Главным пунктом разногласий был вопрос об отражении в мирном договоре будущего статуса тех территорий, которые были уже заняты автро-германскими войсками, а именно Курляндии[72] и Литвы, Русской Польши[73] и значительной территории, населенной белорусами и украинцами. Именно польский вопрос был наиболее сложным, и он не раз вызывал острые споры и разногласия между двумя ведущими партнерами по Четверному союзу – Германией и Австро-Венгрией.
Обе воюющих стороны использовали лозунг восстановления единой Польши в качестве орудия политической пропаганды. Николай II объявил об объединении Польши в единую автономию в рамках Российской империи. Вслед за этим летом 1916 г. в результате переговоров между Берлином и Веной было объявлено о создании независимого Королевства (Царства) Польского, в котором бы существовала конституционная монархия с правом престолонаследия. Однако объявление о достижении соглашения было «положено под сукно» из уважения к точке зрения по этому вопросу Фалькенгайна – предшественника Гинденбурга на посту начальника германского Генштаба, опасавшегося последствий предоставления права на создание независимого государства народу, который не скрывает своих антигерманских настроений, к тому же занимает территорию, расположенную в тылу Восточного фронта.

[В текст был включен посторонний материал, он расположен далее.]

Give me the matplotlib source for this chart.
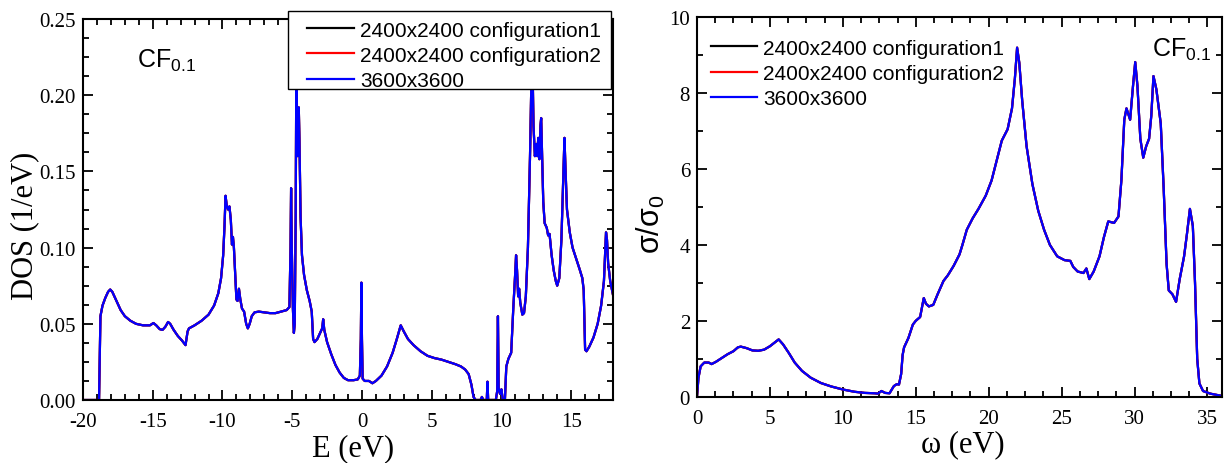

Когда же Гинденбург и Людендорф стали фактически контролировать как внутреннюю, так и внешнюю политику, то был пересмотрен подход и к этому в высшей степени чувствительному вопросу. Людендорфу уже виделось, как германская армия пополнится новыми дивизиями, состоящими из благодарных поляков, и, ослепленный этим миражом, он настоял на том, чтобы в ноябре 1916 г. было объявлено о достижении соглашения между Германией и Австро-Венгрией о создании независимого польского государства, что окончательно похоронило все попытки заключить с Россией сепаратный мир, к чему было приложено столько усилий с обеих сторон.
Однако политика Верховного командования не дала абсолютно никаких результатов. Поляки восприняли предоставление независимости как должное, и они не собирались предоставлять солдат для армий Четверного союза до тех пор, пока не будет создано польское государство, которое и будет контролировать польскую армию. Мечта Людендорфа о том, что польские солдаты будут служить под началом германских офицеров, растаяла как дым. Поляки отказались играть по его правилам.
Заявление двух империй, сделанное в ноябре 1916 г., сформировало лишь теоретическую основу для создания действительно независимого польского государства; оно представляло собой лишь декларацию, причем в ней не было сделано никакой попытки более или менее определенно зафиксировать политический статус Польши, а фактический контроль за территориями, занятыми австро-германскими войсками, по-прежнему оставался в руках генерал-губернаторов – варшавского и люблинского. Год спустя ничего не изменилось, хотя предлагалось три возможных практических решения данной проблемы.